SOURCE EXCERPT.
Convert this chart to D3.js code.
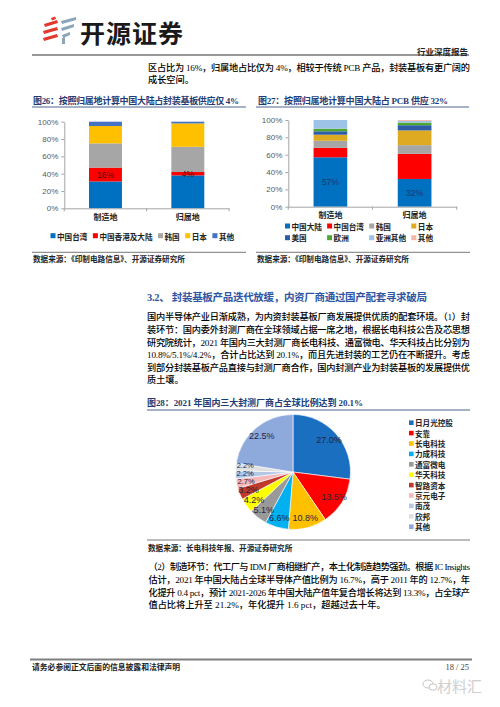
<!DOCTYPE html>
<html><head><meta charset="utf-8">
<script src="https://cdn.jsdelivr.net/npm/d3@7"></script>
<style>body{margin:0;background:#fff}svg{display:block}</style>
</head><body>
<script>
// ---------------- DATA ----------------
const fig26Categories = ["制造地", "归属地"];
const fig26Series = ["中国台湾", "中国香港及大陆", "韩国", "日本", "其他"];
const fig26Manufacture = [31, 16, 28, 20, 5];
const fig26Ownership = [38, 4, 29, 27, 2];
const fig26Labels = ["16%", "4%"];

const fig27Categories = ["制造地", "归属地"];
const fig27Series = ["中国大陆", "中国台湾", "韩国", "日本", "美国", "欧洲", "亚洲其他", "其他"];
const fig27Manufacture = [57, 11, 8, 7, 4, 3, 10, 0];
const fig27Ownership = [32, 29, 10, 17, 6, 3, 2, 1];
const fig27Labels = ["57%", "32%"];

const yTickValues = [0, 20, 40, 60, 80, 100];

const fig28Companies = ["日月光控股", "安靠", "长电科技", "力成科技", "通富微电", "华天科技", "智路资本", "京元电子", "南茂", "欣邦", "其他"];
const fig28Shares = [27.0, 13.5, 10.8, 6.6, 5.1, 4.2, 3.2, 2.7, 2.2, 2.2, 22.5];

const introLines = ["区占比为 16%，归属地占比仅为 4%，相较于传统 PCB 产品，封装基板有更广阔的", "成长空间。"];
const para1Lines = [
  "国内半导体产业日渐成熟，为内资封装基板厂商发展提供优质的配套环境。（1）封",
  "装环节：国内委外封测厂商在全球领域占据一席之地，根据长电科技公告及芯思想",
  "研究院统计，2021 年国内三大封测厂商长电科技、通富微电、华天科技占比分别为",
  "10.8%/5.1%/4.2%，合计占比达到 20.1%，而且先进封装的工艺仍在不断提升。考虑",
  "到部分封装基板产品直接与封测厂商合作，国内封测产业为封装基板的发展提供优",
  "质土壤。"
];
const para2Lines = [
  "（2）制造环节：代工厂与 IDM 厂商相继扩产，本土化制造趋势强劲。根据 IC Insights",
  "估计，2021 年中国大陆占全球半导体产值比例为 16.7%，高于 2011 年的 12.7%，年",
  "化提升 0.4 pct，预计 2021-2026 年中国大陆产值年复合增长将达到 13.3%，占全球产",
  "值占比将上升至 21.2%，年化提升 1.6 pct，超越过去十年。"
];

// ---------------- STYLES ----------------
const BODY = "'Liberation Serif','Noto Sans CJK SC',serif";
const SANS = "'Liberation Sans','Noto Sans CJK SC',sans-serif";
const CJK = "'Noto Sans CJK SC',sans-serif";
const TITLE_BLUE = "#1F3C74";
const fig26Colors = ["#0070C0", "#FF0000", "#A6A6A6", "#FFC000", "#4472C4"];
const fig27Colors = ["#0070C0", "#FF0000", "#A6A6A6", "#DDAA22", "#2E5DA8", "#4EA72E", "#9DC3E6", "#F4B6A8"];
const fig28Colors = ["#1B6FC0", "#FF0000", "#FFC000", "#00B0F0", "#999999", "#FFFF00", "#C0392B", "#F4B8B8", "#B4C7E7", "#E0E0E0", "#8EA9DB"];

const svg = d3.select("body").append("svg").attr("width", 500).attr("height", 707);

function txt(x, y, s, o = {}) {
  const t = svg.append("text").attr("x", x).attr("y", y).text(s)
    .attr("font-size", o.size || 9.2)
    .attr("font-family", o.family || BODY)
    .attr("font-weight", o.weight || "500")
    .attr("fill", o.fill || "#000")
    .attr("dominant-baseline", "central")
    .attr("text-anchor", o.anchor || "start");
  if (o.width) t.attr("textLength", o.width).attr("lengthAdjust", "spacing");
  return t;
}
function hline(x1, x2, y, c, w) {
  svg.append("line").attr("x1", x1).attr("x2", x2).attr("y1", y).attr("y2", y)
    .attr("stroke", c).attr("stroke-width", w);
}

// ---------------- HEADER ----------------
const logo = svg.append("g");
const red = "#E2392D", steel = "#8BA6BA";
[[44,24,57,20,58,23,45,27],[43,31,57,27,58,30,44,34],[43,38,57,34,58,37,44,41]].forEach(p =>
  logo.append("polygon").attr("points", p.join(",")).attr("fill", red));
logo.append("polygon").attr("points", [51,18,55,16.5,56,19,52,20.5].join(",")).attr("fill", red);
[[61,21,76,17,76,20,62,24],[61,28,74,24,74,27,62,31],[62,35,70,32,70,35,63,38]].forEach(p =>
  logo.append("polygon").attr("points", p.join(",")).attr("fill", steel));
logo.append("polygon").attr("points", [62,38,65,37,65,44,62,44].join(",")).attr("fill", steel);
txt(80, 32, "开源证券", {size: 25, family: CJK, weight: "bold", fill: "#1a1a1a", width: 103});
txt(468, 50.5, "行业深度报告", {size: 8.5, family: CJK, weight: "bold", anchor: "end", fill: "#222"});
hline(32, 469, 55, "#333", 1);

introLines.forEach((l, i) => txt(148, 67.5 + i * 12.5, l, {width: i < introLines.length - 1 ? 322 : null}));

// ---------------- STACKED BAR CHARTS ----------------
function stackedChart(cfg) {
  const rows = cfg.cats.map((c, i) => {
    const o = {cat: c};
    cfg.series.forEach((s, j) => o[s] = cfg.values[i][j]);
    return o;
  });
  const stacked = d3.stack().keys(cfg.series)(rows);
  const x = d3.scaleBand().domain(cfg.cats).range([cfg.x0, cfg.x1]).paddingInner(0.6).paddingOuter(0.3);
  const y = d3.scaleLinear().domain([0, 100]).range([cfg.yBot, cfg.yTop]);
  const g = svg.append("g");
  g.selectAll("g.layer").data(stacked).join("g").attr("fill", (d, i) => cfg.colors[i])
    .selectAll("rect").data(d => d).join("rect")
    .attr("x", d => x(d.data.cat)).attr("width", x.bandwidth())
    .attr("y", d => y(d[1])).attr("height", d => y(d[0]) - y(d[1]));
  const ya = g.append("g").attr("transform", `translate(${cfg.x0},0)`)
    .call(d3.axisLeft(y).tickValues(yTickValues).tickFormat(d => d + "%").tickSizeInner(3).tickSizeOuter(0).tickPadding(3));
  ya.selectAll("path,line").attr("stroke", "#A6A6A6");
  ya.selectAll("text").attr("font-family", SANS).attr("font-size", 8).attr("fill", "#595959");
  const xa = g.append("g").attr("transform", `translate(0,${cfg.yBot})`)
    .call(d3.axisBottom(x).tickSize(0).tickPadding(6).tickSizeOuter(0));
  xa.select("path").attr("stroke", "#A6A6A6");
  xa.selectAll("text").attr("font-family", CJK).attr("font-size", 8).attr("font-weight", "bold").attr("fill", "#222");
  const bounds = [cfg.x0, ...cfg.cats.map(c => x(c) + x.bandwidth() / 2 + x.step() / 2)];
  g.selectAll("line.bt").data(bounds).join("line").attr("class", "bt")
    .attr("x1", d => d).attr("x2", d => d).attr("y1", cfg.yBot).attr("y2", cfg.yBot + 3).attr("stroke", "#A6A6A6");
  cfg.cats.forEach((c, i) => {
    const seg = stacked[cfg.labelIdx][i];
    g.append("text").attr("x", x(c) + x.bandwidth() / 2).attr("y", y((seg[0] + seg[1]) / 2))
      .attr("text-anchor", "middle").attr("dominant-baseline", "central")
      .attr("font-family", SANS).attr("font-size", 8.5).attr("fill", cfg.labelFill).text(cfg.labels[i]);
  });
  return {x, y};
}

// Figure 26
txt(33, 101, "图26：按照归属地计算中国大陆占封装基板供应仅 4%", {size: 9, weight: "bold", fill: TITLE_BLUE, width: 206});
hline(32, 246, 107, "#1F3C74", 0.8);
stackedChart({cats: fig26Categories, series: fig26Series, values: [fig26Manufacture, fig26Ownership],
  x0: 64.3, x1: 229, yTop: 121.7, yBot: 208.3, colors: fig26Colors, labelIdx: 1, labels: fig26Labels, labelFill: "#3a1010"});
(function () {
  let cx = 50.5;
  fig26Series.forEach((s, i) => {
    svg.append("rect").attr("x", cx).attr("y", 233.2).attr("width", 5).attr("height", 5).attr("fill", fig26Colors[i]);
    const t = txt(cx + 6.5, 236, s, {size: 7.6, family: CJK, weight: "bold", fill: "#222"});
    cx += 6.5 + t.node().getComputedTextLength() + 5.5;
  });
})();
hline(32, 246, 252.3, "#555", 0.8);
txt(33, 258.5, "数据来源：《印制电路信息》、开源证券研究所", {size: 7.6, family: CJK, weight: "bold", fill: "#222"});

// Figure 27
txt(258, 101, "图27：按照归属地计算中国大陆占 PCB 供应 32%", {size: 9, weight: "bold", fill: TITLE_BLUE, width: 190});
hline(256, 469, 107, "#1F3C74", 0.8);
stackedChart({cats: fig27Categories, series: fig27Series, values: [fig27Manufacture, fig27Ownership],
  x0: 288.3, x1: 456.7, yTop: 120, yBot: 206.7, colors: fig27Colors, labelIdx: 0, labels: fig27Labels, labelFill: "#1F3864"});
fig27Series.forEach((s, i) => {
  const col = i % 4, row = Math.floor(i / 4);
  const lx = 285 + col * 42.1, ly = 226 + row * 11.7;
  svg.append("rect").attr("x", lx).attr("y", ly - 2.5).attr("width", 5).attr("height", 5).attr("fill", fig27Colors[i]);
  txt(lx + 6.5, ly, s, {size: 7.6, family: CJK, weight: "bold", fill: "#222"});
});
hline(256, 470, 252.3, "#555", 0.8);
txt(257, 258.5, "数据来源：《印制电路信息》、开源证券研究所", {size: 7.6, family: CJK, weight: "bold", fill: "#222"});

// ---------------- SECTION TEXT ----------------
txt(147, 297, "3.2、 封装基板产品迭代放缓，内资厂商通过国产配套寻求破局", {size: 10.5, weight: "bold", fill: "#2E55A3", width: 280});
para1Lines.forEach((l, i) => txt(147, 317.3 + i * 12.6, l, {width: i < para1Lines.length - 1 ? 323 : null}));

// ---------------- PIE (Figure 28) ----------------
txt(147, 403.3, "图28：2021 年国内三大封测厂商占全球比例达到 20.1%", {size: 9, weight: "bold", fill: TITLE_BLUE, width: 216});
hline(147, 470, 410, "#1F3C74", 0.8);
(function () {
  const cx = 293, cy = 472, r = 57.5;
  const pie = d3.pie().sort(null).value(d => d)(fig28Shares);
  const arc = d3.arc().innerRadius(0).outerRadius(r);
  const lab = d3.arc().innerRadius(48).outerRadius(48);
  const g = svg.append("g").attr("transform", `translate(${cx},${cy})`);
  g.selectAll("path").data(pie).join("path").attr("d", arc)
    .attr("fill", (d, i) => fig28Colors[i]).attr("stroke", "#fff").attr("stroke-width", 0.6);
  // label positions from arc centroids, with small labels nudged apart vertically
  const pos = pie.map(d => lab.centroid(d));
  const small = pie.map((d, i) => i).filter(i => pie[i].data < 3).sort((a, b) => pos[b][1] - pos[a][1]);
  for (let k = 1; k < small.length; k++) {
    const prev = pos[small[k - 1]], cur = pos[small[k]];
    if (prev[1] - cur[1] < 8.2) cur[1] = prev[1] - 8.2;
  }
  g.selectAll("text").data(pie).join("text")
    .attr("transform", (d, i) => `translate(${pos[i]})`)
    .attr("text-anchor", "middle").attr("dominant-baseline", "central")
    .attr("font-family", SANS).attr("font-size", d => d.data < 3 ? 7.5 : 9).attr("fill", "#1c2540")
    .text(d => d.data.toFixed(1) + "%");
  fig28Companies.forEach((c, i) => {
    const ly = 422.7 + i * 10.4;
    svg.append("rect").attr("x", 409).attr("y", ly - 2.3).attr("width", 4.6).attr("height", 4.6).attr("fill", fig28Colors[i]);
    txt(415, ly, c, {size: 7.6, family: CJK, weight: "bold", fill: "#222"});
  });
})();
hline(147, 470, 540, "#555", 0.8);
txt(148, 547.7, "数据来源：长电科技年报、开源证券研究所", {size: 7.6, family: CJK, weight: "bold", fill: "#222"});

para2Lines.forEach((l, i) => txt(148.5, 567.3 + i * 12.6, l, {width: i < para2Lines.length - 1 ? 321.5 : null}));

// ---------------- FOOTER ----------------
hline(30, 472, 659.5, "#7f7f7f", 2);
txt(32, 666.5, "请务必参阅正文后面的信息披露和法律声明", {size: 7.8, family: CJK, weight: "bold", fill: "#222"});
txt(469, 666.5, "18 / 25", {size: 8.5, family: "'Liberation Serif',serif", anchor: "end", fill: "#444", weight: "normal"});
svg.append("ellipse").attr("cx", 428).attr("cy", 684).attr("rx", 5).attr("ry", 4).attr("fill", "none").attr("stroke", "#c4c4c4").attr("stroke-width", 1);
svg.append("ellipse").attr("cx", 433).attr("cy", 687).attr("rx", 4).attr("ry", 3.2).attr("fill", "#fff").attr("stroke", "#c4c4c4").attr("stroke-width", 1);
txt(437, 685.5, "材料汇", {size: 15, family: CJK, fill: "#cfcfcf", weight: "normal"});
</script>
</body></html>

TASK GOAL.
Restate the data word for word from its first line through the line with "2.2, 2.2, 22.5];", leaving out any picture along the way.

SOLUTION FOR THIS TASK.
Convert this chart to D3.js code.
<!DOCTYPE html>
<html><head><meta charset="utf-8">
<script src="https://cdn.jsdelivr.net/npm/d3@7"></script>
<style>body{margin:0;background:#fff}svg{display:block}</style>
</head><body>
<script>
// ---------------- DATA ----------------
const fig26Categories = ["制造地", "归属地"];
const fig26Series = ["中国台湾", "中国香港及大陆", "韩国", "日本", "其他"];
const fig26Manufacture = [31, 16, 28, 20, 5];
const fig26Ownership = [38, 4, 29, 27, 2];
const fig26Labels = ["16%", "4%"];

const fig27Categories = ["制造地", "归属地"];
const fig27Series = ["中国大陆", "中国台湾", "韩国", "日本", "美国", "欧洲", "亚洲其他", "其他"];
const fig27Manufacture = [57, 11, 8, 7, 4, 3, 10, 0];
const fig27Ownership = [32, 29, 10, 17, 6, 3, 2, 1];
const fig27Labels = ["57%", "32%"];

const yTickValues = [0, 20, 40, 60, 80, 100];

const fig28Companies = ["日月光控股", "安靠", "长电科技", "力成科技", "通富微电", "华天科技", "智路资本", "京元电子", "南茂", "欣邦", "其他"];
const fig28Shares = [27.0, 13.5, 10.8, 6.6, 5.1, 4.2, 3.2, 2.7, 2.2, 2.2, 22.5];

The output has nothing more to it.